Carofiglio's second legal thriller is now in English. The novel is set in Bari, in the Puglia region of southern Italy, and "stars" a not-very-confident defense lawyer whose private life is a bit less of a mess than in the first novel. Most legal thrillers don't really fit in the "noir" category (and I must admit I'm not very fond of legal thrillers in general). But Carofiglio's books depart from the genre in significant ways, just as they depart from the conventions of the mystery. A Walk in the Dark is not really a mystery at all, certainly not a murder mystery (though violence and dead bodies are part of the story). The only revelation at the end deals with who the book is actually about (something that many readers will have figured out before then). Like many noir novels, Carofiglio's books deal with the darkness at the heart of society and in the hearts of many of its citizens. The melancholy but not tortured character of Guerrieri, the narrator and main character, is a bit lighter than the normal noir anti-hero, but he is an anti-hero nevertheless, and the situations with which he is forced to deal (because of his clients) is certainly dark enough.
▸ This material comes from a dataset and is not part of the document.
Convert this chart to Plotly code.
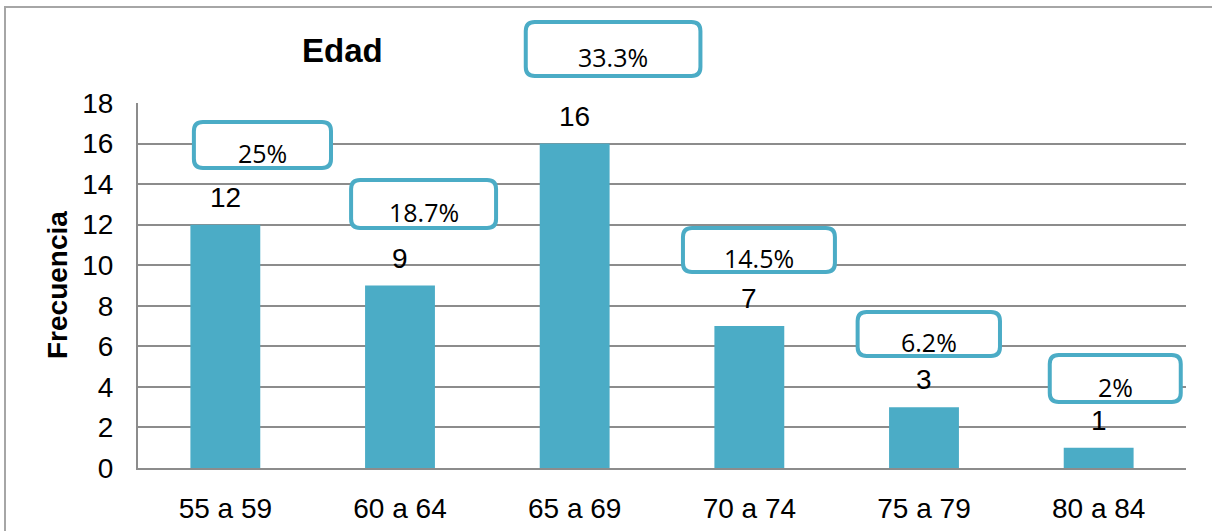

His stock-in-trade clients are petty criminals, providing income for Guerrieri by being repeatedly arrested. In some senses he has a kinship with Rumpole, but without the jokiness, or perhaps it is his usual clientele that has something in common with that of Rumpole. But Guerrieri becomes increasingly involved with his more desperate clients (an African immigrant unjustly accused in the first novel, see my earlier post on Italian noir) and in this case an abused woman. His normal melancholy and legal ineptness dissolves through the course of his involvement, and he becomes a powerful, though not always effective in the sense of the hero-on-a-white-horse of the usual hero of legal fiction. In the end, what remains is a sense of Guerrieri's personal growth (unlike some series characters, he is changed by the experiences of his narratives) and a sense of the unpleasant realities of dealing with other people, and of the unjust and unfeeling layers of contemporary society. Plus these books give a glimpse of a part of Italy rarely seen in fiction, much less crime fiction (and for me, gaining some insight into new places and new populations is a driving force in my interest in international noir fiction).